- [Task to carry out]
Go through the data below and copy it exactly, skipping every picture.

- [Data segment]
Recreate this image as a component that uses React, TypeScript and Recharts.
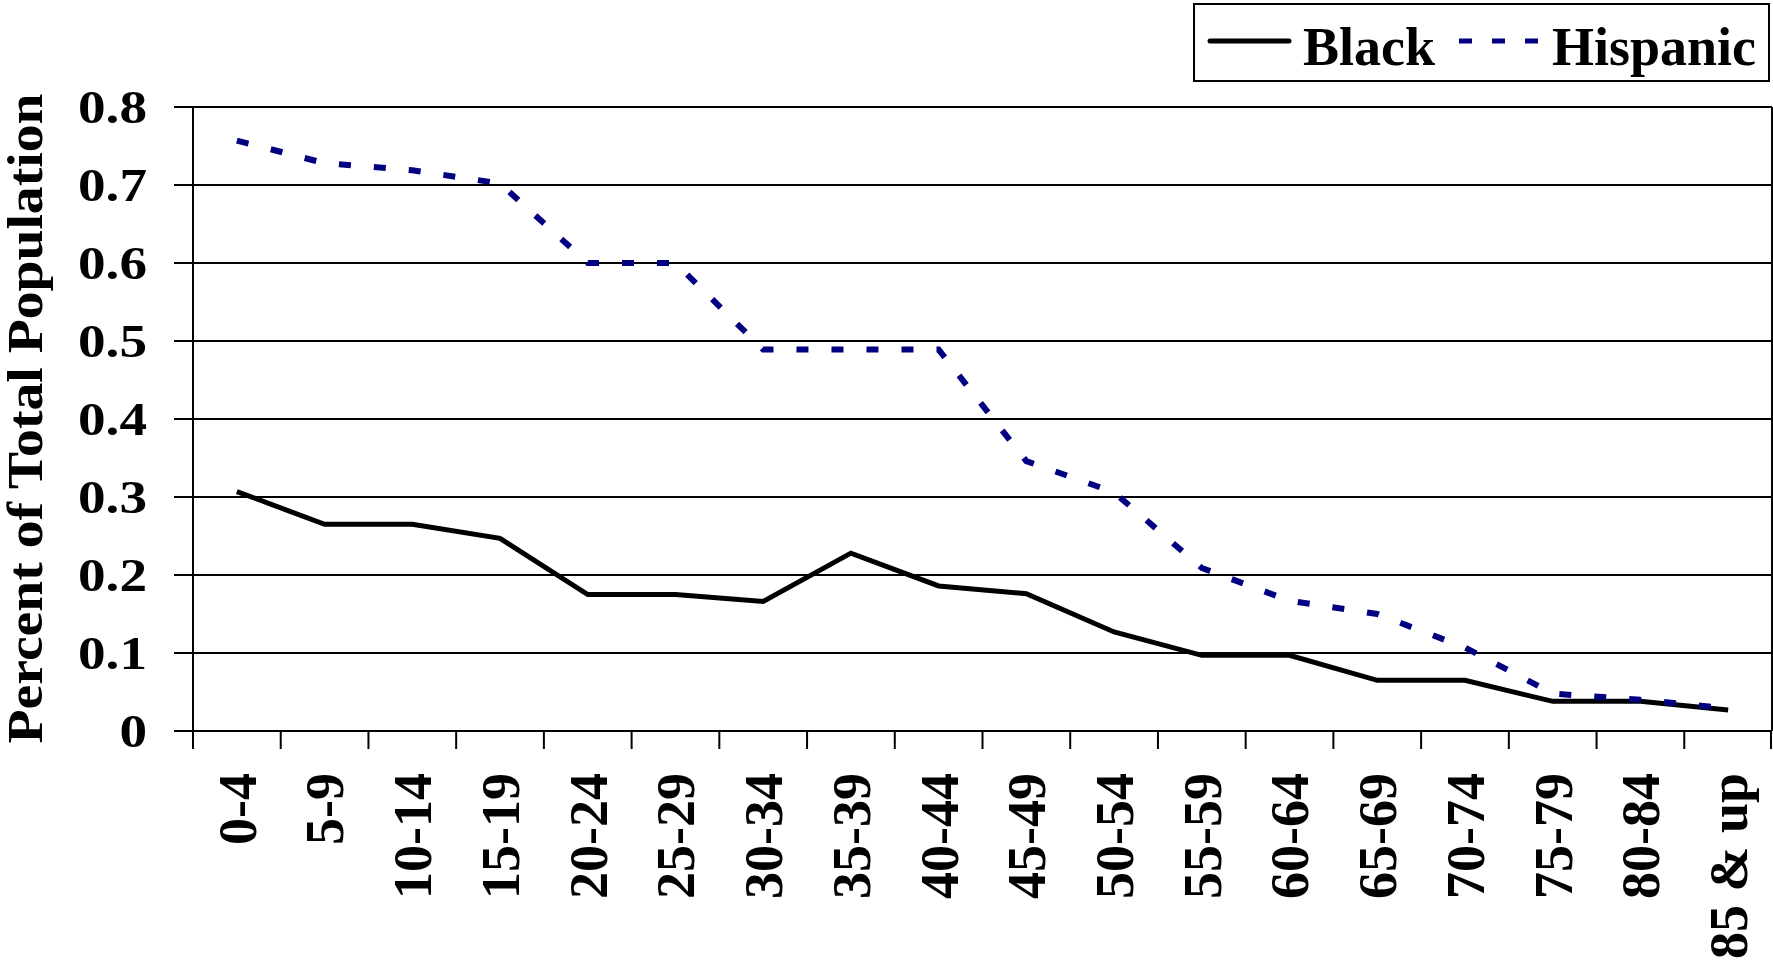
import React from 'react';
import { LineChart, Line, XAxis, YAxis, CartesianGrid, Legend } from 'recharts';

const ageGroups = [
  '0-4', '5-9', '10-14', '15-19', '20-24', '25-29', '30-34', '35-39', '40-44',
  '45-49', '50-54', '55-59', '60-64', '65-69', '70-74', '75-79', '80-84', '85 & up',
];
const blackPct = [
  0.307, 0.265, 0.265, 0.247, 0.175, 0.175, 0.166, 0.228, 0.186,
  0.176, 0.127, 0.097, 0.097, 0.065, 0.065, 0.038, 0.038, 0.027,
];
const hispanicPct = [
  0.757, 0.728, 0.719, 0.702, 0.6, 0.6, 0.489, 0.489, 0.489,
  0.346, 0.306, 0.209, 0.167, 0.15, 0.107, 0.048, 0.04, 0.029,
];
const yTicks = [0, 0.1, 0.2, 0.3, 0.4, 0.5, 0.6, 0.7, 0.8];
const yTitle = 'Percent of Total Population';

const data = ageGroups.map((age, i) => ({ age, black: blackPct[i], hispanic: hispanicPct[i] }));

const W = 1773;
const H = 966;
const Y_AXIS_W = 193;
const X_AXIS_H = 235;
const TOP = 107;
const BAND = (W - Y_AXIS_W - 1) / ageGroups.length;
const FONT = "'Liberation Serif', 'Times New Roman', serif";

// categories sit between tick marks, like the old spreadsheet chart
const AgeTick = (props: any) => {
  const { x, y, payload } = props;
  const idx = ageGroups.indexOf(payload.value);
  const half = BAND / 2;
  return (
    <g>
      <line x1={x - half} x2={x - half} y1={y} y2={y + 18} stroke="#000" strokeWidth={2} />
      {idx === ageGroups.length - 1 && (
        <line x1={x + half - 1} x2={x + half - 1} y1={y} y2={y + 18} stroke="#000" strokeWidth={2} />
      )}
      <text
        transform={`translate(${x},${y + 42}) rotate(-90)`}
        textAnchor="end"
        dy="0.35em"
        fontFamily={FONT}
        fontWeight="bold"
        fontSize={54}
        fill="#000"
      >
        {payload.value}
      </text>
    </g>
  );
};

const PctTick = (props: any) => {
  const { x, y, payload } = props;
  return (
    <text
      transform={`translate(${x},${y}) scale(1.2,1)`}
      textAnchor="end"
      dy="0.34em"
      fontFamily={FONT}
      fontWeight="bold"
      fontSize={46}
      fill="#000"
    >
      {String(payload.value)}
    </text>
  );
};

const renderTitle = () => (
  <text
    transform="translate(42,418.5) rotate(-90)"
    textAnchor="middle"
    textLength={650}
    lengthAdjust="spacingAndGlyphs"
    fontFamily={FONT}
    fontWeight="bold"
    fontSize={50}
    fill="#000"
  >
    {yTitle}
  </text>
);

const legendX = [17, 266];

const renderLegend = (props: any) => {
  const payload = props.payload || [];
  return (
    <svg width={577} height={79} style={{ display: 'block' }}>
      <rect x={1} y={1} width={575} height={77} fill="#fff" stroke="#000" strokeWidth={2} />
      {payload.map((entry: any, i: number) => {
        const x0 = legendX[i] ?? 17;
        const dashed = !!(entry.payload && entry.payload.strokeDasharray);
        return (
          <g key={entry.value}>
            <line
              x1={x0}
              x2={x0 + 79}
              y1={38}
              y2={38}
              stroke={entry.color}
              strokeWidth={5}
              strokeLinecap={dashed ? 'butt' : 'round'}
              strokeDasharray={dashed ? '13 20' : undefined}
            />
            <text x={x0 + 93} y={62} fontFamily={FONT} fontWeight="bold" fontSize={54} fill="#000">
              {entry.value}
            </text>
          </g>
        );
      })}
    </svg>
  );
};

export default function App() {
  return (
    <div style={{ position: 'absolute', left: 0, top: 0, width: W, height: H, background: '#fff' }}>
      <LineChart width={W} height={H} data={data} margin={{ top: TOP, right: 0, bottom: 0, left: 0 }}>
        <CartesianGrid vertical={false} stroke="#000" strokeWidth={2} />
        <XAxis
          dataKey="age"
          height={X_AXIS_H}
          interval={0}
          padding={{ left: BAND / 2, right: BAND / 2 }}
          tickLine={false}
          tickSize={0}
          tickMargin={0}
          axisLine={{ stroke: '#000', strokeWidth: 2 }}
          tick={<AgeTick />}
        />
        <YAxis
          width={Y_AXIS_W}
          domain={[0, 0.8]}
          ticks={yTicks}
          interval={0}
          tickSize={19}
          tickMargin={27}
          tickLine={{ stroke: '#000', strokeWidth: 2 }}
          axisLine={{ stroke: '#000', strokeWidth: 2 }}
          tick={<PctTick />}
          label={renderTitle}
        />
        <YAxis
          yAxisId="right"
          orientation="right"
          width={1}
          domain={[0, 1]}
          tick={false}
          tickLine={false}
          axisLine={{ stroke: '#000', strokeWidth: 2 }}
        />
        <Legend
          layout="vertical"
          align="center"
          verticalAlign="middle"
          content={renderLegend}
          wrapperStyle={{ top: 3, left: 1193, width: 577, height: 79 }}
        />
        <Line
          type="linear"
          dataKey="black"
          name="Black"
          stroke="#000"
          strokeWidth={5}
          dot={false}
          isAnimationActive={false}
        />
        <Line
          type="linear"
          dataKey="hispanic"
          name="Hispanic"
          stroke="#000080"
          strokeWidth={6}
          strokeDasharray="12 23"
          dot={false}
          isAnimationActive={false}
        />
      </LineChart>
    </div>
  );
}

- [Response to the task]
Recreate this image as a component that uses React, TypeScript and Recharts.
import React from 'react';
import { LineChart, Line, XAxis, YAxis, CartesianGrid, Legend } from 'recharts';

const ageGroups = [
  '0-4', '5-9', '10-14', '15-19', '20-24', '25-29', '30-34', '35-39', '40-44',
  '45-49', '50-54', '55-59', '60-64', '65-69', '70-74', '75-79', '80-84', '85 & up',
];
const blackPct = [
  0.307, 0.265, 0.265, 0.247, 0.175, 0.175, 0.166, 0.228, 0.186,
  0.176, 0.127, 0.097, 0.097, 0.065, 0.065, 0.038, 0.038, 0.027,
];
const hispanicPct = [
  0.757, 0.728, 0.719, 0.702, 0.6, 0.6, 0.489, 0.489, 0.489,
  0.346, 0.306, 0.209, 0.167, 0.15, 0.107, 0.048, 0.04, 0.029,
];
const yTicks = [0, 0.1, 0.2, 0.3, 0.4, 0.5, 0.6, 0.7, 0.8];
const yTitle = 'Percent of Total Population';

const data = ageGroups.map((age, i) => ({ age, black: blackPct[i], hispanic: hispanicPct[i] }));

const W = 1773;
const H = 966;
const Y_AXIS_W = 193;
const X_AXIS_H = 235;
const TOP = 107;
const BAND = (W - Y_AXIS_W - 1) / ageGroups.length;
const FONT = "'Liberation Serif', 'Times New Roman', serif";

// categories sit between tick marks, like the old spreadsheet chart
const AgeTick = (props: any) => {
  const { x, y, payload } = props;
  const idx = ageGroups.indexOf(payload.value);
  const half = BAND / 2;
  return (
    <g>
      <line x1={x - half} x2={x - half} y1={y} y2={y + 18} stroke="#000" strokeWidth={2} />
      {idx === ageGroups.length - 1 && (
        <line x1={x + half - 1} x2={x + half - 1} y1={y} y2={y + 18} stroke="#000" strokeWidth={2} />
      )}
      <text
        transform={`translate(${x},${y + 42}) rotate(-90)`}
        textAnchor="end"
        dy="0.35em"
        fontFamily={FONT}
        fontWeight="bold"
        fontSize={54}
        fill="#000"
      >
        {payload.value}
      </text>
    </g>
  );
};

const PctTick = (props: any) => {
  const { x, y, payload } = props;
  return (
    <text
      transform={`translate(${x},${y}) scale(1.2,1)`}
      textAnchor="end"
      dy="0.34em"
      fontFamily={FONT}
      fontWeight="bold"
      fontSize={46}
      fill="#000"
    >
      {String(payload.value)}
    </text>
  );
};

const renderTitle = () => (
  <text
    transform="translate(42,418.5) rotate(-90)"
    textAnchor="middle"
    textLength={650}
    lengthAdjust="spacingAndGlyphs"
    fontFamily={FONT}
    fontWeight="bold"
    fontSize={50}
    fill="#000"
  >
    {yTitle}
  </text>
);

const legendX = [17, 266];

const renderLegend = (props: any) => {
  const payload = props.payload || [];
  return (
    <svg width={577} height={79} style={{ display: 'block' }}>
      <rect x={1} y={1} width={575} height={77} fill="#fff" stroke="#000" strokeWidth={2} />
      {payload.map((entry: any, i: number) => {
        const x0 = legendX[i] ?? 17;
        const dashed = !!(entry.payload && entry.payload.strokeDasharray);
        return (
          <g key={entry.value}>
            <line
              x1={x0}
              x2={x0 + 79}
              y1={38}
              y2={38}
              stroke={entry.color}
              strokeWidth={5}
              strokeLinecap={dashed ? 'butt' : 'round'}
              strokeDasharray={dashed ? '13 20' : undefined}
            />
            <text x={x0 + 93} y={62} fontFamily={FONT} fontWeight="bold" fontSize={54} fill="#000">
              {entry.value}
            </text>
          </g>
        );
      })}
    </svg>
  );
};

export default function App() {
  return (
    <div style={{ position: 'absolute', left: 0, top: 0, width: W, height: H, background: '#fff' }}>
      <LineChart width={W} height={H} data={data} margin={{ top: TOP, right: 0, bottom: 0, left: 0 }}>
        <CartesianGrid vertical={false} stroke="#000" strokeWidth={2} />
        <XAxis
          dataKey="age"
          height={X_AXIS_H}
          interval={0}
          padding={{ left: BAND / 2, right: BAND / 2 }}
          tickLine={false}
          tickSize={0}
          tickMargin={0}
          axisLine={{ stroke: '#000', strokeWidth: 2 }}
          tick={<AgeTick />}
        />
        <YAxis
          width={Y_AXIS_W}
          domain={[0, 0.8]}
          ticks={yTicks}
          interval={0}
          tickSize={19}
          tickMargin={27}
          tickLine={{ stroke: '#000', strokeWidth: 2 }}
          axisLine={{ stroke: '#000', strokeWidth: 2 }}
          tick={<PctTick />}
          label={renderTitle}
        />
        <YAxis
          yAxisId="right"
          orientation="right"
          width={1}
          domain={[0, 1]}
          tick={false}
          tickLine={false}
          axisLine={{ stroke: '#000', strokeWidth: 2 }}
        />
        <Legend
          layout="vertical"
          align="center"
          verticalAlign="middle"
          content={renderLegend}
          wrapperStyle={{ top: 3, left: 1193, width: 577, height: 79 }}
        />
        <Line
          type="linear"
          dataKey="black"
          name="Black"
          stroke="#000"
          strokeWidth={5}
          dot={false}
          isAnimationActive={false}
        />
        <Line
          type="linear"
          dataKey="hispanic"
          name="Hispanic"
          stroke="#000080"
          strokeWidth={6}
          strokeDasharray="12 23"
          dot={false}
          isAnimationActive={false}
        />
      </LineChart>
    </div>
  );
}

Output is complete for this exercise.